— Start GIVEN INFORMATION —

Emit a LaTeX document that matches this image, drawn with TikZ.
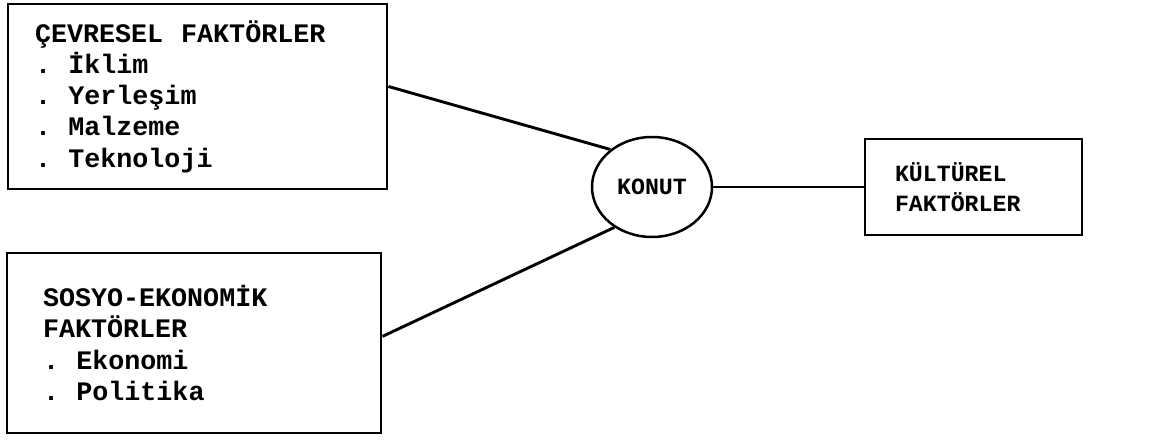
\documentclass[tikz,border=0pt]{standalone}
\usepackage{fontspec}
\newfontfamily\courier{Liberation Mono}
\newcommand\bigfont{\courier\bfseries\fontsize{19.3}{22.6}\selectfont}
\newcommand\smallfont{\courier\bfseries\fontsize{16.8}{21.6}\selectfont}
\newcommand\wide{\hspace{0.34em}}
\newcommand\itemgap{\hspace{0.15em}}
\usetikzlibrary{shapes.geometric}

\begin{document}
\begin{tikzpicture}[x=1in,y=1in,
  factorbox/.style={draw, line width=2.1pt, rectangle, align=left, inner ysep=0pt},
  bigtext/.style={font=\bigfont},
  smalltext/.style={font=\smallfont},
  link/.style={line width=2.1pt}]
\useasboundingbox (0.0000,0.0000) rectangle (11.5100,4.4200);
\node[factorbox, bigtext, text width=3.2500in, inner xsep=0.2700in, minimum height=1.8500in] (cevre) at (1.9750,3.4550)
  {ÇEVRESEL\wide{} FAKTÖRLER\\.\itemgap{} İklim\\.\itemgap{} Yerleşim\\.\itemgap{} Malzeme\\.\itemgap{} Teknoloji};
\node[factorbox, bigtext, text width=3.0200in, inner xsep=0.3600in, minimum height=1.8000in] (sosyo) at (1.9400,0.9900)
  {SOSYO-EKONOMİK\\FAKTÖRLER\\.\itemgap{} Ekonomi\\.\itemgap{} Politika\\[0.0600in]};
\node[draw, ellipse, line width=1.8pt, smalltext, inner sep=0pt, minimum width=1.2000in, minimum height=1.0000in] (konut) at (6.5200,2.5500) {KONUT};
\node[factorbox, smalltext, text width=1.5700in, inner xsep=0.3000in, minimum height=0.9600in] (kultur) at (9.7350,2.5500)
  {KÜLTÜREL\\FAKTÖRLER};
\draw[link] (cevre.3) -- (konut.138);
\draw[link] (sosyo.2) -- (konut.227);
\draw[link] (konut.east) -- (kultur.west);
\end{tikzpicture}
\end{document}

— End GIVEN INFORMATION —

- **WORK TO BE COMPLETED**
Reproduce every line of the material precisely, omitting its pictures.

- **ANSWER TO THIS EXERCISE**
Emit a LaTeX document that matches this image, drawn with TikZ.
\documentclass[tikz,border=0pt]{standalone}
\usepackage{fontspec}
\newfontfamily\courier{Liberation Mono}
\newcommand\bigfont{\courier\bfseries\fontsize{19.3}{22.6}\selectfont}
\newcommand\smallfont{\courier\bfseries\fontsize{16.8}{21.6}\selectfont}
\newcommand\wide{\hspace{0.34em}}
\newcommand\itemgap{\hspace{0.15em}}
\usetikzlibrary{shapes.geometric}

\begin{document}
\begin{tikzpicture}[x=1in,y=1in,
  factorbox/.style={draw, line width=2.1pt, rectangle, align=left, inner ysep=0pt},
  bigtext/.style={font=\bigfont},
  smalltext/.style={font=\smallfont},
  link/.style={line width=2.1pt}]
\useasboundingbox (0.0000,0.0000) rectangle (11.5100,4.4200);
\node[factorbox, bigtext, text width=3.2500in, inner xsep=0.2700in, minimum height=1.8500in] (cevre) at (1.9750,3.4550)
  {ÇEVRESEL\wide{} FAKTÖRLER\\.\itemgap{} İklim\\.\itemgap{} Yerleşim\\.\itemgap{} Malzeme\\.\itemgap{} Teknoloji};
\node[factorbox, bigtext, text width=3.0200in, inner xsep=0.3600in, minimum height=1.8000in] (sosyo) at (1.9400,0.9900)
  {SOSYO-EKONOMİK\\FAKTÖRLER\\.\itemgap{} Ekonomi\\.\itemgap{} Politika\\[0.0600in]};
\node[draw, ellipse, line width=1.8pt, smalltext, inner sep=0pt, minimum width=1.2000in, minimum height=1.0000in] (konut) at (6.5200,2.5500) {KONUT};
\node[factorbox, smalltext, text width=1.5700in, inner xsep=0.3000in, minimum height=0.9600in] (kultur) at (9.7350,2.5500)
  {KÜLTÜREL\\FAKTÖRLER};
\draw[link] (cevre.3) -- (konut.138);
\draw[link] (sosyo.2) -- (konut.227);
\draw[link] (konut.east) -- (kultur.west);
\end{tikzpicture}
\end{document}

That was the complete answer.